Look. We get transfer students from community colleges at my university all the time. They do not and should not get a free pass on courses that our full four year students have to take — we don’t set standards arbitrarily. They need to take certain lower level courses because they’ll need those skills in upper level courses. If the community colleges set lower standards, it just means that they’ll have wasted two years as the four year colleges tell all those students entering in their third year that sorry, you have to go back and take all these courses your CC decided were unnecessary.
In a perfect world, students would learn algebra in high school; students who struggled or were not mature enough to engage in disciplined learning (which is a real problem) would attend a CC to get the prep they missed in high school, and the four year colleges would be able to assume a basic skill set on all entering students. If CCs are going to punt, what next? Do we just get unprepared students who enter college with 60 credits of unchallenging courses that do not prepare them all for the major curriculum?
And there are people writing about concepts of numeracy that may be different from what people have been teaching all this time. Do you have in mind a curriculum that would be more useful than intermediate algebra?

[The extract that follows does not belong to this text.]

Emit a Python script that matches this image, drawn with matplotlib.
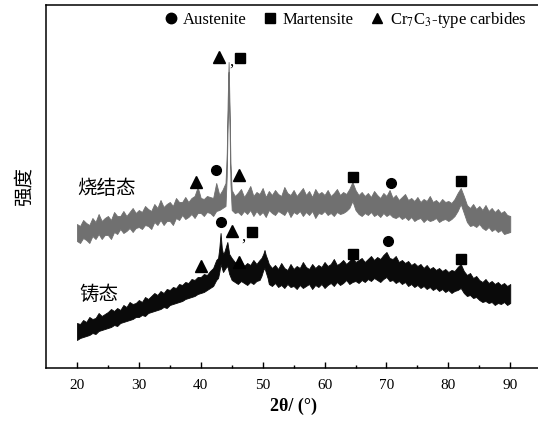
import numpy as np
import matplotlib
matplotlib.use('Agg')
import matplotlib.pyplot as plt
from matplotlib.lines import Line2D

plt.rcParams['font.family'] = ['Liberation Serif', 'DejaVu Serif']
plt.rcParams['mathtext.fontset'] = 'stix'

# ---- data (intensity in arbitrary units) ----
# sintered (烧结态): 20-44 step 0.5, main peak detail, 45-90 step 0.5
sint_peak_tt = [44.2, 44.35, 44.5, 44.65, 44.8]
sint_upper = [
    144, 142, 148, 145, 143, 150, 146, 154, 147, 150,
    152, 148, 156, 152, 152, 157, 152, 156, 160, 155,
    158, 156, 162, 159, 157, 164, 160, 168, 161, 164,
    166, 162, 170, 166, 166, 171, 166, 170, 172, 181,
    170, 169, 172, 171, 170, 185, 173, 178, 185,
    215, 268, 306, 262, 205,
    178, 172, 175, 179, 171, 176, 182, 172, 176, 174,
    180, 171, 177, 173, 178, 174, 172, 181, 175, 173,
    178, 172, 176, 180, 173, 177, 171, 179, 174, 176,
    173, 178, 172, 175, 179, 173, 176, 174, 179, 186,
    178, 173, 176, 172, 175, 171, 177, 173, 170, 175,
    172, 178, 170, 173, 168, 171, 174, 168, 170, 167,
    171, 166, 169, 167, 172, 166, 168, 165, 169, 166,
    167, 165, 169, 175, 180, 172, 163, 160, 164, 159,
    162, 158, 163, 157, 160, 156, 159, 155, 157, 153,
    152]
sint_lower = [
    127, 125, 130, 128, 125, 132, 129, 134, 129, 133,
    133, 129, 136, 134, 139, 135, 137, 140, 136, 140,
    141, 139, 143, 142, 139, 146, 143, 148, 143, 147,
    147, 143, 150, 148, 153, 149, 151, 154, 150, 155,
    155, 152, 156, 155, 152, 157, 158, 160, 162,
    192, 245, 296, 240, 184,
    158, 155, 156, 153, 157, 154, 158, 152, 157, 153,
    156, 151, 158, 155, 153, 157, 155, 153, 158, 151,
    156, 154, 157, 152, 156, 153, 157, 150, 155, 154,
    157, 153, 155, 152, 156, 154, 155, 157, 160, 167,
    158, 154, 152, 155, 153, 156, 152, 154, 151, 155,
    152, 154, 151, 150, 152, 149, 151, 148, 151, 147,
    149, 150, 146, 149, 147, 148, 150, 146, 148, 149,
    147, 149, 152, 157, 164, 155, 146, 142, 143, 141,
    144, 140, 138, 141, 137, 139, 136, 138, 134, 135,
    136]

# cast (铸态): 20-42.5, peak 1, 45-49.5, peak 2, 51-90
cast_peak1_tt = [42.8, 43.0, 43.2, 43.4, 43.6, 43.8, 44.0, 44.3, 44.6]
cast_peak2_tt = [49.8, 50.1, 50.3, 50.5, 50.8]
cast_upper = [
    45, 44, 48, 46, 51, 49, 50, 55, 52, 54,
    56, 59, 57, 60, 58, 63, 61, 66, 64, 65,
    68, 66, 71, 69, 72, 75, 73, 77, 75, 79,
    78, 81, 80, 84, 83, 86, 85, 89, 88, 91,
    91, 94, 93, 97, 100, 108,
    110, 120, 135, 120, 114, 116, 120, 126, 114,
    110, 106, 104, 107, 102, 105, 103, 108, 104, 108,
    110, 114, 118, 113, 108,
    104, 100, 103, 99, 105, 100, 98, 104, 99, 102,
    100, 106, 101, 99, 104, 100, 103, 101, 106, 102,
    104, 109, 103, 105, 108, 104, 107, 111, 106, 108,
    110, 106, 109, 112, 108, 111, 109, 113, 116, 110,
    109, 112, 106, 108, 105, 107, 103, 105, 102, 104,
    100, 103, 99, 101, 98, 100, 97, 99, 96, 98,
    97, 101, 104, 97, 93, 95, 90, 92, 88, 86,
    89, 85, 87, 84, 86, 83, 85, 82, 84]
cast_lower = [
    28, 30, 31, 32, 33, 35, 34, 37, 38, 39,
    40, 41, 43, 42, 45, 46, 47, 48, 49, 51,
    51, 53, 52, 55, 56, 57, 58, 59, 61, 60,
    63, 64, 65, 66, 67, 69, 70, 71, 72, 74,
    75, 76, 78, 80, 82, 88,
    90, 96, 104, 100, 96, 98, 100, 102, 94,
    88, 86, 84, 87, 85, 83, 86, 84, 87, 88,
    92, 98, 100, 96, 90,
    84, 82, 85, 81, 83, 80, 84, 81, 82, 79,
    83, 80, 82, 84, 79, 83, 81, 84, 80, 83,
    85, 82, 86, 83, 85, 88, 84, 86, 87, 85,
    88, 86, 89, 87, 90, 88, 86, 89, 91, 87,
    88, 85, 87, 84, 86, 82, 84, 81, 83, 80,
    82, 79, 81, 78, 80, 77, 79, 76, 78, 75,
    77, 78, 80, 75, 72, 73, 70, 71, 68, 66,
    67, 65, 66, 63, 65, 64, 66, 63, 65]

# phase markers (2theta, intensity)
austenite_tt = [42.5, 70.8, 43.2, 70.2]
austenite_i = [198, 185, 146, 127]
martensite_tt = [46.4, 64.6, 82.1, 48.3, 64.6, 82.1]
martensite_i = [310, 191, 187, 136, 114, 109]
carbide_tt = [39.3, 43.0, 46.2, 40.1, 45.0, 46.2]
carbide_i = [186, 311, 193, 102, 137, 106]
comma_tt = [44.9, 46.9]
comma_i = [306, 131]

sint_tt = np.r_[np.arange(20, 44.01, 0.5), sint_peak_tt, np.arange(45, 90.01, 0.5)]
cast_tt = np.r_[np.arange(20, 42.51, 0.5), cast_peak1_tt, np.arange(45, 49.51, 0.5),
                cast_peak2_tt, np.arange(51, 90.01, 0.5)]

fig = plt.figure(figsize=(5.38, 4.22), dpi=100)
ax = fig.add_axes([46 / 538, 54 / 422, 495.2 / 538, 363 / 422])

ax.fill_between(sint_tt, sint_lower, sint_upper, color='#707070', lw=0.6, edgecolor='#707070')
ax.fill_between(cast_tt, cast_lower, cast_upper, color='#0a0a0a', lw=0.6, edgecolor='#0a0a0a')

ax.plot(austenite_tt, austenite_i, 'o', color='black', ms=7, ls='none')
ax.plot(martensite_tt, martensite_i, 's', color='black', ms=6.5, ls='none')
ax.plot(carbide_tt, carbide_i, '^', color='black', ms=9, ls='none')
for t, i in zip(comma_tt, comma_i):
    ax.text(t, i, ',', fontsize=12, ha='center', va='center')

ax.text(24.7, 179, '烧结态', family=['Noto Sans CJK SC'], fontsize=14, ha='center', va='center')
ax.text(23.6, 73, '铸态', family=['Noto Sans CJK SC'], fontsize=14, ha='center', va='center')

ax.set_xlim(15, 95)
ax.set_ylim(0, 363)
ax.set_xticks(np.arange(20, 91, 10))
ax.set_xticks(np.arange(25, 91, 10), minor=True)
ax.set_yticks([])
ax.tick_params(axis='x', which='major', direction='in', length=4.5, width=1, labelsize=11, pad=8)
ax.tick_params(axis='x', which='minor', direction='in', length=2.5, width=1)
for s in ax.spines.values():
    s.set_linewidth(1.1)

ax.set_xlabel('2θ/ (°)', fontsize=13, fontweight='bold', labelpad=4)
ax.set_ylabel('强度', family=['Noto Sans CJK SC'], fontsize=14, labelpad=8)

handles = [
    Line2D([], [], marker='o', color='black', ls='none', ms=7.5),
    Line2D([], [], marker='s', color='black', ls='none', ms=7),
    Line2D([], [], marker='^', color='black', ls='none', ms=7.5),
]
ax.legend(handles, ['Austenite', 'Martensite', 'Cr$_7$C$_3$-type carbides'],
          loc='upper right', bbox_to_anchor=(0.99, 1.015), ncol=3, frameon=False,
          fontsize=12, handletextpad=0.25, columnspacing=0.9, handlelength=1.0,
          borderaxespad=0.2)

fig.savefig('out.png', dpi=100)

We are piloting different math pathways within our community colleges. We’re working with our university partners at CSU and the UC, trying to ensure that we can align these courses to best prepare our students to succeed in majors. And if you think about it, you think about the use of statistics not only for a social science major but for every U.S. citizen. This is a skill that we should have all of our students have with them because this affects them in their daily life.
I kind of agree with this — I would like to see more statistics-literacy in the general public. But this is a proposal to increase the amount of math students should know, and I don’t know how you teach statistics to students who can’t comprehend algebra. Again, there seems to be a relevance argument lurking here — if statistics awareness is good for every U.S. citizen, how can you suggest that art majors have no need of algebra? I want to see some minimal expectations for numeracy and literacy, and we don’t get there by trying to second-guess whether a student will ever find a particular fundamental skill “useful”. You just don’t know.